Près de quatre ans après l’attentat qui a fait 86 morts le 14 juillet 2016 sur la promenade des Anglais à Nice, les juges antiterroristes ont terminé leurs investigations, ouvrant la voie à un procès très attendu par les parties civiles, qui craignent toutefois un fiasco judiciaire.
Cette décision ouvre un délai d’un mois pour les observations des parties et pour les réquisitions du parquet national antiterroriste, avant une décision finale des juges sur la tenue d’un procès, qui ne pourra pas avoir lieu avant 2022.
Le 14 juillet 2016, soir d’affluence et de feu d’artifice sur la promenade des Anglais à Nice, Mohamed Lahouaiej-Bouhlel, un Tunisien de 31 ans, a fauché 86 vies, enfants, familles nombreuses et touristes étrangers, en quatre minutes, avant d’être abattu par les forces de l’ordre.
Celui-ci étant mort, le procès portera sur la question des soutiens de son entourage. Huit personnes, dont quatre détenues, sont mises en examen dans cette enquête et une neuvième s’est suicidée en prison. La justice antiterroriste devra donner une première orientation : si elle trouve la thèse d’un soutien à caractère terroriste suffisamment solide, le procès pourrait avoir lieu aux assises, devant une cour spéciale. Si non, il se tiendrait en correctionnelle, au risque de critiques sur un « fiasco » de l’instruction qui a suivi dès le début la piste d’un noyau « terroriste », jugée pourtant « fragile » y compris par des avocats des victimes.
Démarches multiples pour louer le camion, repérages sur la partie piétonne de la « Prom » afin de multiplier les victimes : les éléments de l’enquête étayent le caractère prémédité de l’attaque, mais son mobile reste incertain. L’auteur avait certes manifesté des signes récents de religiosité voire d’attrait pour l’islamisme radical. Mais Lahouaiej-Bouhlel était inconnu des renseignements, et les enquêteurs n’ont pas trouvé d’acte d’allégeance à Daech ni de preuve d’une quelconque implication du groupe. Les mis en cause contestent tous avoir eu connaissance des projets de l’assaillant, sans que l’enquête n’apporte une preuve formelle du contraire.
Un non-lieu demandé
Certains avocats entendent donc demander un non-lieu total ou partiel concernant ces protagonistes afin que ne soit jugé qu’un volet secondaire, celui du trafic d’un réseau albanais qui a permis à l’attaquant de disposer d’une arme le soir des faits.

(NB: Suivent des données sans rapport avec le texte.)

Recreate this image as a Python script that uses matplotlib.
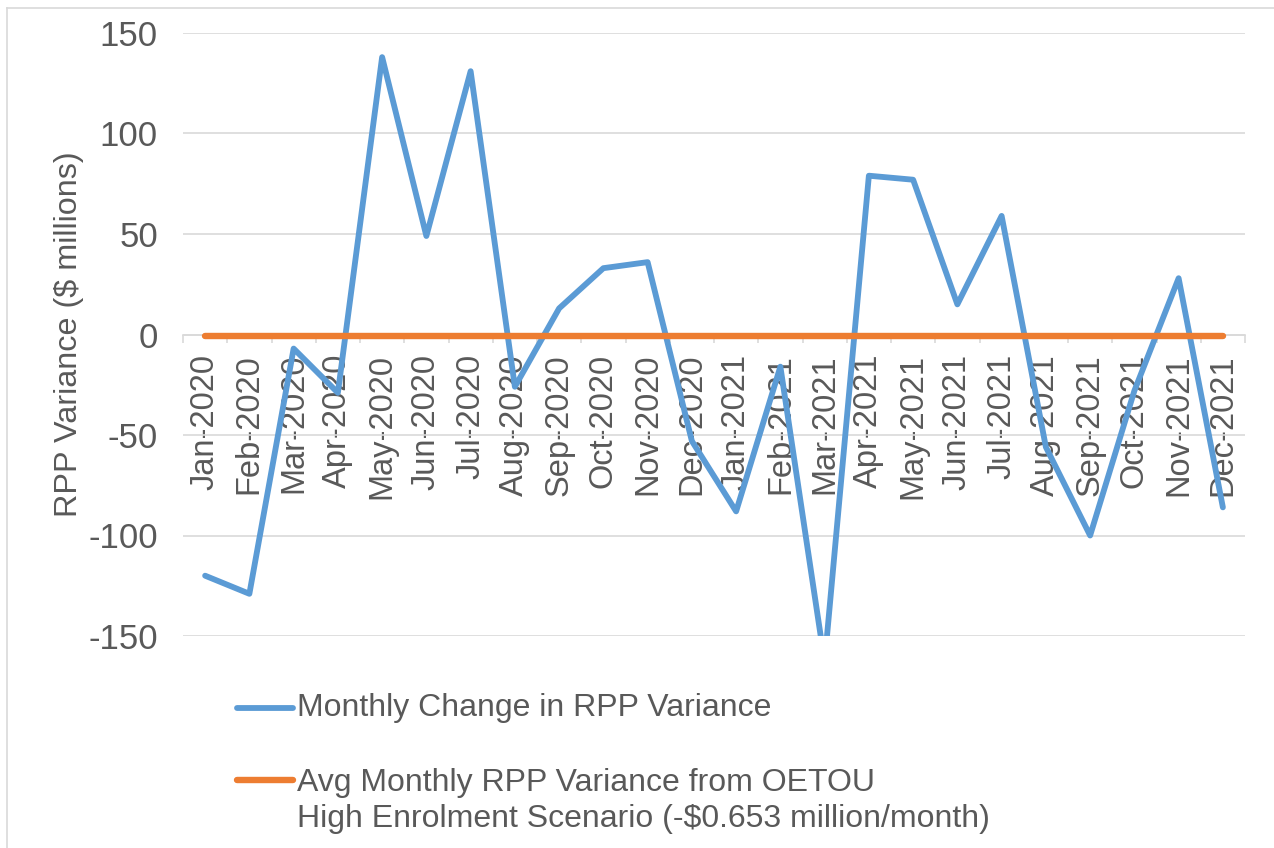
import matplotlib
matplotlib.use("Agg")
import matplotlib.pyplot as plt
from matplotlib.lines import Line2D

plt.rcParams['font.family'] = ['Liberation Sans', 'DejaVu Sans']
plt.rcParams['axes.unicode_minus'] = False

# categories + series
months = ['Jan-2020', 'Feb-2020', 'Mar-2020', 'Apr-2020', 'May-2020', 'Jun-2020',
          'Jul-2020', 'Aug-2020', 'Sep-2020', 'Oct-2020', 'Nov-2020', 'Dec-2020',
          'Jan-2021', 'Feb-2021', 'Mar-2021', 'Apr-2021', 'May-2021', 'Jun-2021',
          'Jul-2021', 'Aug-2021', 'Sep-2021', 'Oct-2021', 'Nov-2021', 'Dec-2021']
monthly_change = [-120, -129, -7, -29, 138, 49, 131, -26, 13, 33, 36, -53,
                  -88, -16, -163, 79, 77, 15, 59, -56, -100, -28, 28, -86]
avg_monthly = -0.653
avg_line = [avg_monthly] * len(months)

label_change = 'Monthly Change in RPP Variance'
label_avg = ('Avg Monthly RPP Variance from OETOU\n'
             'High Enrolment Scenario (-\\$0.653 million/month)')

BLUE = '#5B9BD5'
ORANGE = '#ED7D31'
GRID = '#D9D9D9'
TEXT = '#595959'

W, H = 1274, 848
fig = plt.figure(figsize=(W / 100, H / 100), dpi=100)
ax = fig.add_axes([183 / W, 1 - 636 / H, (1245 - 183) / W, (636 - 33) / H])

x = list(range(len(months)))
ax.plot(x, monthly_change, color=BLUE, lw=4.2, solid_joinstyle='round',
        solid_capstyle='round', zorder=3)
ax.plot(x, avg_line, color=ORANGE, lw=4.6, solid_capstyle='round', zorder=4)

ax.set_xlim(-0.5, len(months) - 0.5)
ax.set_ylim(-150, 150)
ax.set_yticks([-150, -100, -50, 0, 50, 100, 150])
ax.yaxis.grid(True, color=GRID, lw=1.2)
ax.set_axisbelow(True)

for s in ['left', 'right', 'top']:
    ax.spines[s].set_visible(False)
ax.spines['bottom'].set_position(('data', 0))
ax.spines['bottom'].set_color(GRID)
ax.spines['bottom'].set_linewidth(1.2)

ax.set_xticks(x)
ax.set_xticklabels(months, rotation=90, va='top', ha='center')
ax.set_xticks([i - 0.5 for i in range(len(months) + 1)], minor=True)
ax.tick_params(axis='x', which='major', length=0, pad=14, labelsize=23.5, labelcolor=TEXT)
ax.tick_params(axis='x', which='minor', length=6, width=1.2, color=GRID, direction='out')
ax.tick_params(axis='y', length=0, pad=18, labelsize=25, labelcolor=TEXT)

ax.set_ylabel('RPP Variance (\\$ millions)', fontsize=23.3, color=TEXT)
ax.yaxis.set_label_coords(-(183 - 84) / (1245 - 183), 0.5)

# legend drawn by hand below the plot, as in the source chart
def fy(py):
    return 1 - py / H

FS_LEG = 23.0
fig.add_artist(Line2D([237 / W, 293 / W], [fy(708), fy(708)], color=BLUE, lw=4.2,
                      solid_capstyle='round'))
fig.text(297 / W, fy(708), label_change, fontsize=FS_LEG, color=TEXT, va='center')
fig.add_artist(Line2D([237 / W, 293 / W], [fy(780), fy(780)], color=ORANGE, lw=4.6,
                      solid_capstyle='round'))
fig.text(297 / W, fy(801), label_avg, fontsize=FS_LEG, color=TEXT, va='center',
         linespacing=1.27)

# chart-area border (only left and top edges are inside the crop)
fig.add_artist(Line2D([7 / W, 7 / W], [0, fy(8)], color=GRID, lw=1.2))
fig.add_artist(Line2D([7 / W, 1], [fy(8), fy(8)], color=GRID, lw=1.2))

fig.savefig('out.png', dpi=100)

Pour un avocat de familles de victimes, ces protagonistes sont des « petites frappes » alors que l’arme du crime, « c’est le camion ». La clôture de l’enquête « ouvre une période de questionnement, qui doit être à la hauteur du drame », a réagi Me Eric Morain, avocat de la Fenvac, principale association de victimes. « Que savaient les mis en examen avec certitude et qu’est-ce qu’ils ne pouvaient pas savoir compte tenu de la personnalité de l’auteur ? Il faut éviter le risque de fiasco judiciaire, qui serait qu’une cour d’assises spéciale dise qu’il n’y a pas d’association de malfaiteurs terroriste. Autant régler cette question au stade de l’instruction. »

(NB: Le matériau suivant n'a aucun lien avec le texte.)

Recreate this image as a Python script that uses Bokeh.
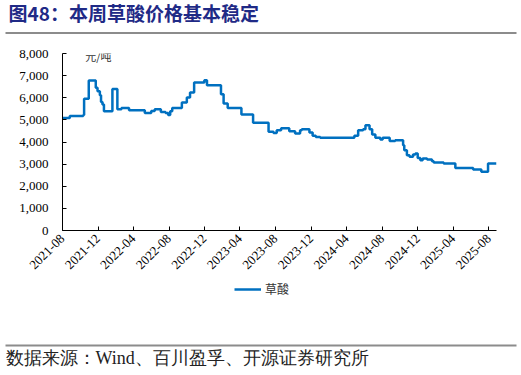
import math
import pandas as pd
from bokeh.plotting import figure
from bokeh.layouts import column
from bokeh.models import (Range1d, FixedTicker, NumeralTickFormatter, DatetimeTickFormatter,
                          Legend, LegendItem, Label)
from bokeh.core.properties import value
from bokeh.embed import file_html
from bokeh.resources import INLINE

# ---------------- data ----------------
title_text = "图48：本周草酸价格基本稳定"
source_text = "数据来源：Wind、百川盈孚、开源证券研究所"
unit_text = "元/吨"
series_name = "草酸"

dates = ["2021-08-01", "2021-08-26", "2021-10-11", "2021-10-14", "2021-10-30", "2021-11-23",
         "2021-11-29", "2021-12-07", "2021-12-11", "2021-12-16", "2021-12-21", "2022-01-19",
         "2022-02-05", "2022-02-19", "2022-03-17", "2022-05-10", "2022-06-01", "2022-06-13",
         "2022-07-04", "2022-07-20", "2022-07-29", "2022-08-05", "2022-08-12", "2022-09-14",
         "2022-10-01", "2022-10-12", "2022-10-26", "2022-11-30", "2022-12-09", "2023-01-26",
         "2023-02-04", "2023-02-18", "2023-04-06", "2023-05-16", "2023-07-08", "2023-07-25",
         "2023-08-05", "2023-08-20", "2023-09-17", "2023-10-07", "2023-10-24", "2023-10-30",
         "2023-11-25", "2023-12-06", "2023-12-17", "2024-01-01", "2024-04-27", "2024-05-10",
         "2024-05-27", "2024-06-04", "2024-06-18", "2024-06-27", "2024-07-08", "2024-07-25",
         "2024-08-02", "2024-08-26", "2024-09-14", "2024-10-11", "2024-10-15", "2024-10-24",
         "2024-11-02", "2024-11-14", "2024-11-22", "2024-11-30", "2024-12-09", "2024-12-17",
         "2025-01-01", "2025-01-18", "2025-01-24", "2025-02-27", "2025-04-08", "2025-06-08",
         "2025-07-06", "2025-07-29", "2025-08-27"]
prices = [5080, 5180, 5220, 5950, 6780, 6450, 6290, 6110, 5810, 5690, 5390, 6400,
          5480, 5540, 5440, 5310, 5400, 5480, 5360, 5310, 5220, 5390, 5540, 5780,
          6010, 6240, 6690, 6790, 6560, 6160, 5740, 5540, 5240, 4870, 4460, 4410,
          4530, 4620, 4490, 4380, 4530, 4580, 4430, 4280, 4230, 4190, 4280, 4530,
          4580, 4760, 4580, 4340, 4190, 4110, 4190, 4040, 4080, 3850, 3630, 3400,
          3330, 3430, 3480, 3280, 3180, 3250, 3210, 3130, 3070, 3030, 2830, 2760,
          2650, 3030, 3030]

tick_months = ["2021-08", "2021-12", "2022-04", "2022-08", "2022-12", "2023-04", "2023-08",
               "2023-12", "2024-04", "2024-08", "2024-12", "2025-04", "2025-08"]
y_ticks = [0, 1000, 2000, 3000, 4000, 5000, 6000, 7000, 8000]

# ---------------- styles ----------------
W = 521
H_HDR, H_MAIN, H_FTR = 40, 240, 95
SERIF = "Liberation Serif"
CJK = "Noto Sans CJK SC"
LINE_COLOR = "#0070C0"
RULE_COLOR = "#8C8C8C"

x = pd.to_datetime(dates)
tick_ms = [pd.Timestamp(m + "-01").value // 10**6 for m in tick_months]


def blank(h):
    f = figure(width=W, height=h, x_range=Range1d(0, W), y_range=Range1d(0, h),
               toolbar_location=None, output_backend="svg",
               x_axis_location=None, y_axis_location=None,
               min_border=0, min_border_left=0, min_border_right=0,
               min_border_top=0, min_border_bottom=0)
    f.grid.visible = False
    f.outline_line_color = None
    return f


# ---- header: title + rule ----
hdr = blank(H_HDR)
hdr.text(x=[8], y=[H_HDR - 11.5], text=[title_text], text_font=value(CJK),
         text_font_style="bold", text_font_size="19px", text_color="#1F2A86",
         text_baseline="middle", text_align="left")
hdr.line(x=[5, 516], y=[H_HDR - 32.5, H_HDR - 32.5], line_color=RULE_COLOR, line_width=2)

# ---- main chart ----
p = figure(width=W, height=H_MAIN, x_axis_type="datetime",
           x_range=Range1d(pd.Timestamp("2021-08-01"), pd.Timestamp("2025-08-27")),
           y_range=Range1d(0, 8000),
           toolbar_location=None, output_backend="svg",
           min_border_left=62, min_border_right=25, min_border_top=13, min_border_bottom=50)
p.grid.visible = False
p.outline_line_color = None

p.step(x, prices, mode="after", line_color=LINE_COLOR, line_width=2.5)

p.yaxis.ticker = FixedTicker(ticks=y_ticks)
p.yaxis.formatter = NumeralTickFormatter(format="0,0")
p.xaxis.ticker = FixedTicker(ticks=tick_ms)
p.xaxis.formatter = DatetimeTickFormatter(months="%Y-%m", days="%Y-%m", years="%Y-%m")
p.xaxis.major_label_orientation = math.pi / 4
for ax in (p.xaxis[0], p.yaxis[0]):
    ax.axis_line_color = "black"
    ax.major_tick_line_color = "black"
    ax.major_tick_in = 4
    ax.major_tick_out = 0
    ax.minor_tick_line_color = None
    ax.major_label_text_font = SERIF
    ax.major_label_text_font_size = "13px"
    ax.major_label_text_color = "black"
p.yaxis.major_label_standoff = 14
p.xaxis.major_label_standoff = 6

p.add_layout(Label(x=pd.Timestamp("2021-10-18"), y=7880, text=unit_text,
                   text_font=CJK, text_font_size="11px", text_color="#333333",
                   text_baseline="middle", text_align="left"))

# ---- footer: legend + rule + source ----
ftr = blank(H_FTR)
# legend sample renderer kept outside the visible range (only its legend swatch shows)
legend_line = ftr.line(x=[-60, -50], y=[-60, -60], line_color=LINE_COLOR, line_width=2.5)
legend = Legend(items=[LegendItem(label=series_name, renderers=[legend_line])],
                location=(234, H_FTR - 17), orientation="horizontal",
                border_line_color=None, background_fill_alpha=0,
                padding=0, margin=0, glyph_width=27, glyph_height=14,
                label_height=14, label_standoff=4,
                label_text_font=CJK, label_text_font_size="12px", label_text_color="#333333")
ftr.add_layout(legend, "center")
ftr.line(x=[5, 516], y=[H_FTR - 65, H_FTR - 65], line_color=RULE_COLOR, line_width=2)
ftr.text(x=[5], y=[H_FTR - 77], text=[source_text], text_font=value(SERIF),
         text_font_size="18px", text_color="#222222", text_baseline="middle", text_align="left")

# keep each figure's frame independent inside the column
for f in (hdr, p, ftr):
    try:
        f.frame_align = False
    except Exception:
        pass

layout = column(hdr, p, ftr, spacing=0)
open("out.html", "w").write(file_html(layout, INLINE))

Un nouveau « drame » dans le drame
« La correctionnalisation que je crains serait vécue comme un drame par la plupart des parties civiles », a observé pour sa part MeGérard Chemla, autre avocat de victimes.
Avocats de l’un des suspects écroués, Mes Chloé Arnoux et Florian François Jacquemin ont estimé que la clôture de l’information judiciaire, « d’une particulière longueur », était un « soulagement ». « Les éléments du dossier ont été retournés dans tous les sens afin de ne manquer aucune potentielle piste », ont-ils souligné. « Nous espérons que le temps du règlement de ce dossier permettra au parquet et au magistrat de constater l’évidence : ces faits dramatiques ont été décidés, élaborés et exécutés seuls par une personne particulièrement déséquilibrée habitée par un dessein mortifère », ont-ils affirmé.
« Mes clients attendent ce procès mais également un autre procès sur les failles de sécurité », a de son côté réagi Me Yassine Bouzrou, qui défend des parties civiles. En parallèle de cette enquête, une instruction est en effet toujours en cours à Nice sur le dispositif de sécurité défaillant, objet d’une très vive polémique à l’été 2016. L’enquête n’a pas mené à des mises en examen, laissant ouverte la possibilité d’un non-lieu.